В других письмах мы конфузливо строили планы общего будущего, и дело неминуемо кончалось тем, что мы писали друг другу о Палестине. Моррис тогда верил в сионизм гораздо меньше, чем я; он был и романтичнее, и более склонен к размышлениям. Он мечтал о мире, где все будут жить мирно, а национальное самоопределение не слишком его привлекало. Он не думал, что евреям очень поможет наличие собственного государства. Ну, будет еще одно государство, с обычными государственными тяготами и наказаниями. Вот что он писал мне в 1915 году: «Не знаю, радоваться или печалиться, что ты стала такой страстной националисткой. Я в этом отношении совершенно пассивен, хотя очень уважаю твою деятельность, как и всякую другую, направленную на помощь страдающему народу. На днях я получил приглашение на митинг… Но так как я не вижу большой разницы между тем, где будут страдать евреи - в России или на Святой земле, то я и не пошел…»
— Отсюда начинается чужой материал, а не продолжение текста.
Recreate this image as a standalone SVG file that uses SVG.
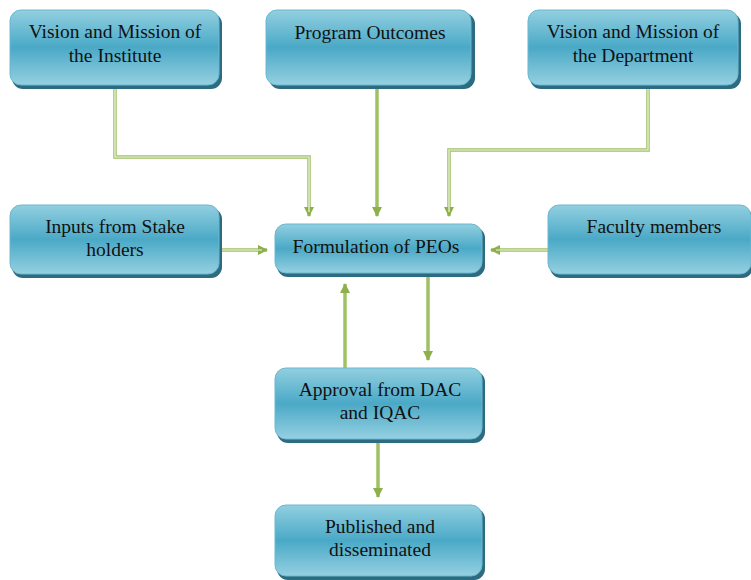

В 1915 году евреи страдали во многих странах, и мы с отцом стали работать вместе во всяких организациях, созданных для оказания им помощи; это, кстати, нас сблизило. В Первую мировую войну, как во Вторую, большинство мероприятий по помощи евреям Европы управлялись созданным тогда «Джойнтом» (Объединенным комитетом по распределению помощи). Но в отличие от того, что было в 1940 году, дела этой замечательной организации велись в ту пору - и довольно плохо - группой бюрократов, заседавших в Нью-Йорке, и «Джойнт» стал мишенью для жестоких критических нападок. В результате социалистические еврейские группы решили основать собственную организацию, которую они назвали «Народный комитет помощи», и сюда-то мы с отцом и вошли. Мы работали дружно, и до сих пор я с радостью вспоминаю наше содружество хотя, по-моему, отец был несколько ошеломлен тем, что я становлюсь взрослой. В новой организации отец представлял свой профсоюз, а я - маленькую литературную группу сионистов-социалистов, которую посещала после школы. Хотя теперь даже не помню ее хитрого названия, я участвовала в ее деятельности. У нас была своя программа лекций; лекторов мы приглашали из Чикаго. Они приезжали в Милуоки каждые две недели и проводили нечто вроде семинара по разным аспектам идишской литературы. Нам вечно не хватало денег на оплату лекторов и аренду зала, поэтому мы брали с наших членов по двадцать пять центов за лекцию - довольно много для того времени. Один мужчина посещал все лекции, но отказывался платить. «Я не ради лекции прихожу, - объяснял он, - я прихожу, чтобы задать вопрос».